My bookshelf really wants reorganizing. I've over three hundred books, and as of right now, they're all alphabetized. However, I'm acquiring a large enough non-fiction section that I think I may soon divvy them up into genres. The next time that I am bored, I will probably do that.

As I was driving up the highway today, I passed one pickup truck and had another pickup truck hot on my tail, and it occurred to me that there are really only two kinds of truck drivers. The ones that drive ten mph over the speed limit, and those that drive ten mph under the speed limit. I have never in my life seen a truck driver drive the actual speed limit, or anywhere close to it.

Where I live, it has been rainy and gloriously sad for days now. Which is good news for me, but not for the two potted plants I am attempting to keep alive in my room. My first attempt at indoor plant-keeping was an aloe-vera plant named Hamlet, who, true to his name, soon died. Now, many years later, I have a chocolate mint plant named Horatio and a small purple succulent named Nymphadora. They seemed appropriate when I named them, but I'm now no longer sure that Horatio will outlive anyone, and Nymphadora seems to be losing a bit of her color. Although that may be that, against the purple of my room, she looks rather gray.

Back to the snake; I own a little ball-python whose uninspired and unfortunate name is Kevin. The reason for this name is simply that I did not choose a name for him. My friend did. In my defense, as this makes me seem like a deeply neglectful pet-owner, I was in the process of picking one out, it simply didn't happen. Kevin is the most timid snake you could ever hope to meet, which, I realize, is typical for ball pythons, but he seems especially timid to me.

Timid animals seem to be a theme in my life; my dog, a golden lab named Eowyn, is also rather timid. I decided that, really, I ought to switch names with the dog. Grace is such a non-threatening, kind name; perfect for our dog. Eowyn, well, Eowyn killed the witch-king, and our dog is afraid of laundry baskets.
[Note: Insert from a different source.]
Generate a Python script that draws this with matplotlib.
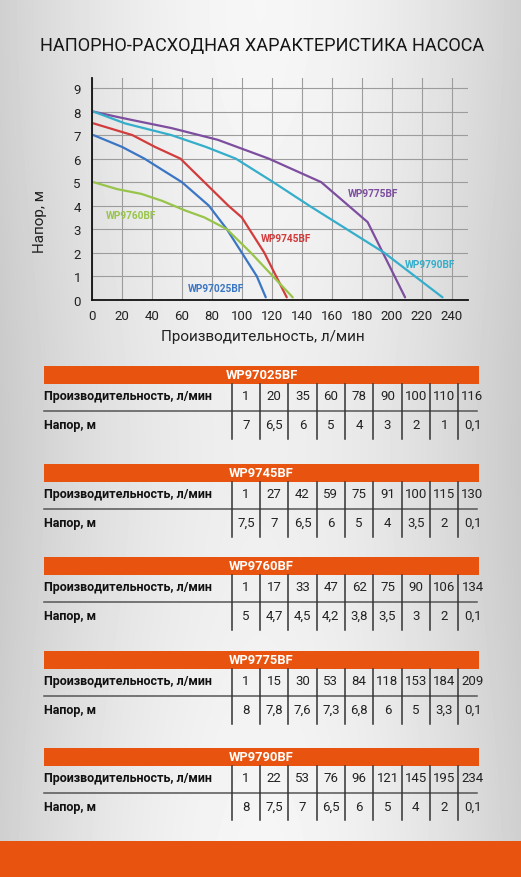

On a side note, it is apparently no longer socially acceptable to say 'pet-owner.' One of my friends has elected, instead, to say 'nonhuman enslaver,' in an attempt to demonstrate the idiocy of this sociological move. And while it's all well and good to laugh about the way our society is going, it really is something that we should stop and think about.

Our desire to be politically correct and offend no one is robbing us of the ability to speak, and it seems to me that the people who champion these new 'politically correct' terms are not people who are actually affected by the current terms, and instead, merely afraid of offending someone, especially in terms of race. It seems to me that people are people, and sometimes they have a different skin color. If we truly want to change racism and sexism in the world, perhaps we need to stop merely revising our terms of reference and start advocating the idea that our skin color is irrelevant to the type of person we are. Imagine if we went around constantly changing how we referred to blue-eyed people! We'd never get anywhere.

Perhaps the key to tolerance is, in fact, tolerance for those who do not do things exactly the way we would prefer.